STATED TASK
Repeat the whole of the data, keeping every detail the same.

--

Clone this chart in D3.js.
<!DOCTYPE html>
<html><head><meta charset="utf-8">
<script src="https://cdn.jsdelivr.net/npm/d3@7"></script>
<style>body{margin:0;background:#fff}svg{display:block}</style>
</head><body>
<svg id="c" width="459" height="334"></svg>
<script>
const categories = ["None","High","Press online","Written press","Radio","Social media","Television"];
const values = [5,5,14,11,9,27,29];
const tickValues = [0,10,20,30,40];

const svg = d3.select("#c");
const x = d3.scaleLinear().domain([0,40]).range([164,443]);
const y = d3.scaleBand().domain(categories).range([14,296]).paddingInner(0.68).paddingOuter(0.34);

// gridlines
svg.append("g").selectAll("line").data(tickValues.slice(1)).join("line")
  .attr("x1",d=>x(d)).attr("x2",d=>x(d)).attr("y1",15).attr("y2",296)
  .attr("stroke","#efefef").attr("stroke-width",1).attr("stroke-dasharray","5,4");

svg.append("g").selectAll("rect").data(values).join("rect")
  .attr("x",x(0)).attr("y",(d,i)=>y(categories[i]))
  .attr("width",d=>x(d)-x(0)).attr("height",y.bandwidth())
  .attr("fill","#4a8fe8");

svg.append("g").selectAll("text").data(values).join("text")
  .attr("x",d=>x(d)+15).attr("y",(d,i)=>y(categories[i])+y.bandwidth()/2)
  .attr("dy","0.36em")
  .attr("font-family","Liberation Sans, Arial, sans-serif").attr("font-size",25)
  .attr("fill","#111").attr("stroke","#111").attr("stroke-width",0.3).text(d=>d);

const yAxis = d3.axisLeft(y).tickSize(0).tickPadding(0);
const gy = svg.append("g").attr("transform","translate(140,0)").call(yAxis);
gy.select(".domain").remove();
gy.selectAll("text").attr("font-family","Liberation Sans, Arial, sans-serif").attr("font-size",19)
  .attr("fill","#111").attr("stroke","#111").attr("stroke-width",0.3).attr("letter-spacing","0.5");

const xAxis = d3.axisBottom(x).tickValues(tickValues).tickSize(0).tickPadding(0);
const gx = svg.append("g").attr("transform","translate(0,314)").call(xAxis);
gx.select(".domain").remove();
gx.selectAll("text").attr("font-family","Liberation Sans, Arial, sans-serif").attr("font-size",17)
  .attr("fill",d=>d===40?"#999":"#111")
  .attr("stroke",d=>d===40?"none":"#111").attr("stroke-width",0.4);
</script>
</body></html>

--

TASK OUTPUT
Clone this chart in D3.js.
<!DOCTYPE html>
<html><head><meta charset="utf-8">
<script src="https://cdn.jsdelivr.net/npm/d3@7"></script>
<style>body{margin:0;background:#fff}svg{display:block}</style>
</head><body>
<svg id="c" width="459" height="334"></svg>
<script>
const categories = ["None","High","Press online","Written press","Radio","Social media","Television"];
const values = [5,5,14,11,9,27,29];
const tickValues = [0,10,20,30,40];

const svg = d3.select("#c");
const x = d3.scaleLinear().domain([0,40]).range([164,443]);
const y = d3.scaleBand().domain(categories).range([14,296]).paddingInner(0.68).paddingOuter(0.34);

// gridlines
svg.append("g").selectAll("line").data(tickValues.slice(1)).join("line")
  .attr("x1",d=>x(d)).attr("x2",d=>x(d)).attr("y1",15).attr("y2",296)
  .attr("stroke","#efefef").attr("stroke-width",1).attr("stroke-dasharray","5,4");

svg.append("g").selectAll("rect").data(values).join("rect")
  .attr("x",x(0)).attr("y",(d,i)=>y(categories[i]))
  .attr("width",d=>x(d)-x(0)).attr("height",y.bandwidth())
  .attr("fill","#4a8fe8");

svg.append("g").selectAll("text").data(values).join("text")
  .attr("x",d=>x(d)+15).attr("y",(d,i)=>y(categories[i])+y.bandwidth()/2)
  .attr("dy","0.36em")
  .attr("font-family","Liberation Sans, Arial, sans-serif").attr("font-size",25)
  .attr("fill","#111").attr("stroke","#111").attr("stroke-width",0.3).text(d=>d);

const yAxis = d3.axisLeft(y).tickSize(0).tickPadding(0);
const gy = svg.append("g").attr("transform","translate(140,0)").call(yAxis);
gy.select(".domain").remove();
gy.selectAll("text").attr("font-family","Liberation Sans, Arial, sans-serif").attr("font-size",19)
  .attr("fill","#111").attr("stroke","#111").attr("stroke-width",0.3).attr("letter-spacing","0.5");

const xAxis = d3.axisBottom(x).tickValues(tickValues).tickSize(0).tickPadding(0);
const gx = svg.append("g").attr("transform","translate(0,314)").call(xAxis);
gx.select(".domain").remove();
gx.selectAll("text").attr("font-family","Liberation Sans, Arial, sans-serif").attr("font-size",17)
  .attr("fill",d=>d===40?"#999":"#111")
  .attr("stroke",d=>d===40?"none":"#111").attr("stroke-width",0.4);
</script>
</body></html>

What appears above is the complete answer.